“What difference does it
make whether you turn to the left or right in traffic?” the public asked.
“One is as simple as the other.” And with that comment the general public
outside British Columbia proceeded to forget the task the province
undertook a few weeks ago—a tremendous, difficult and costly task—when it
changed its traffic regulation to conform to that obtaining in the rest of
America.
Two remarkable facts have been emphasized by the introduction of the
“turn-to-the-right” rule in British Columbia, where previously the British
rule of “turn to the left” had been in force since the coming of the first
colonists.
First, the change was so well organized that scarcely a serious accident
resulted in all the province. Second, the change cost hundreds of
thousands of dollars. The street railway company found that it cost
something over a million dollars to change from left- to right-hand travel
over its three hundred and sixty miles of track.

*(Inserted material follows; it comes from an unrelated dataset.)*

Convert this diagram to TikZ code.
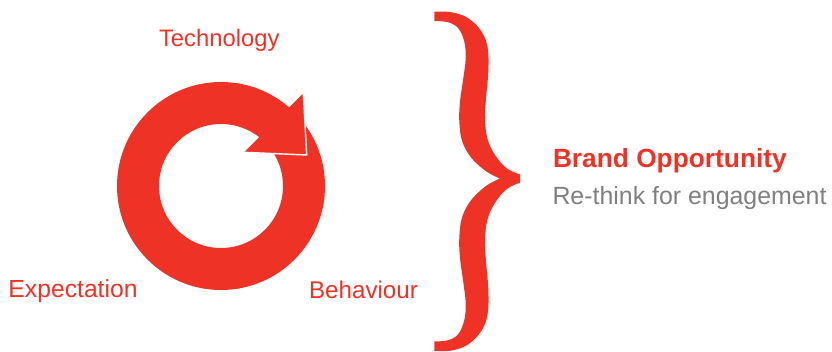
\documentclass[tikz,border=0pt]{standalone}
\usepackage{fontspec}
\setmainfont{Liberation Sans}
\definecolor{brandred}{HTML}{EE3226}
\definecolor{textgray}{HTML}{7F7F7F}
\begin{document}
\begin{tikzpicture}[x=1pt,y=-1pt,
  lbl/.style={anchor=base west,inner sep=0pt,outer sep=0pt,text=brandred},
  sub/.style={anchor=base west,inner sep=0pt,outer sep=0pt,text=textgray}]
\useasboundingbox (0,0) rectangle (832,352);
% ring
\fill[brandred,even odd rule] (221,186) circle (104) (221,186) circle (62);
% arrow head
\coordinate (ha) at (303.3,93.3);
\coordinate (hb) at (306.7,155);
\coordinate (hc) at (244,152.3);
\fill[brandred] (ha) -- (hb) -- (hc) -- cycle;
\draw[white,line width=1.4pt,line join=miter] (ha) -- (hb) -- (hc);
% brace
\fill[brandred]
  plot[smooth,tension=0.6] coordinates {(434.3,11.7) (451.7,12.3) (468.3,18.3) (481.7,31.7) (487.7,48.3) (488.3,71.7) (486,98.3) (485,118.3) (487.3,138.3) (495,155) (506.7,168.3) (520,174.5)}
  -- plot[smooth,tension=0.6] coordinates {(520,182.6) (506.7,189.1) (495,202.8) (487.3,220.1) (485,240.8) (486,261.5) (488.3,289) (487.7,313.3) (481.7,330.4) (468.3,344.3) (451.7,350.5) (434.3,351.1)}
  -- plot[smooth,tension=0.6] coordinates {(434.3,341.5) (448.3,340.2) (458.3,334) (464.3,320.1) (465.7,302.9) (463.3,282.2) (460,258) (459.3,237.3) (462.3,216.6) (471.7,199.4) (486.7,185.5) (500,178.5)}
  -- plot[smooth,tension=0.6] coordinates {(500,178.5) (486.7,171.7) (471.7,158.3) (462.3,141.7) (459.3,121.7) (460,101.7) (463.3,78.3) (465.7,58.3) (464.3,41.7) (458.3,28.3) (448.3,22.3) (434.3,21)}
  -- cycle;
% labels
\node[lbl,font=\fontsize{23.8}{27}\selectfont] (tech) at (159,47) {Technology};
\node[lbl,font=\fontsize{24.7}{28}\selectfont] (expe) at (8.5,298) {Expectation};
\node[lbl,font=\fontsize{24.2}{28}\selectfont] (beha) at (309,299) {Behaviour};
\node[lbl,font=\fontsize{26.3}{30}\selectfont\bfseries] (brand) at (553,168) {Brand Opportunity};
\node[sub,font=\fontsize{24.9}{29}\selectfont] (rethink) at (552.5,205) {Re-think for engagement};
\end{tikzpicture}
\end{document}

Indeed it was the infinite number of costly changes in connection with
rail travel that constituted the chief objection to introducing the rule
many years before. If anyone has supposed that it was only necessary to
“run the cars in the other direction” or “on the right-hand track,” he has
no idea of the labor involved to make that possible. Take the matter of
the cars themselves. Many of the cars had to have their loading platforms
changed. There were nearly three hundred that had to be rebuilt, and such
a task could not be completed over night. The change was executed in
advance and temporary provision was made for continuing the old method
until the date when the new rule went into effect.
The changing of the track switches was another big task which the layman
did not think of at first. There are many switches in every railway system
so constructed that the switch automatically stands open to send the car
which has the right of way around the crossover. But in British Columbia
all such switches were made to send the cars to the left—a fact which
involved hundreds of changes and required a large amount of new steel.
Likewise the simultaneous introduction of the use of these switches meant
a vast amount of temporary construction for left-hand travel until the
time of the final change.
In still another matter—the location of suburban and rural
stations—changes had to be made at heavy expense. A large number of these
had to be moved so as to accommodate the traveling public. Many stations
near large cities are so located that passengers going to the city have
the use of the station, since the waiting at the station is made at the
beginning of the round trip, not at the end. Not only stations, switches
and cars, but trolley wires and the banks in curves of railway tracks had
to be altered.
While this change had been agitated for years, the thing which was largely
instrumental in effecting its adoption, despite formidable opposition, was
the fact that motorists from other parts of America avoided British
Columbia for fear of accidents when they encountered left-hand traffic. On
the other hand, the great majority of the resident population was
necessarily more or less accustomed to right-hand travel by reason of
excursions which they continually make to points outside the province.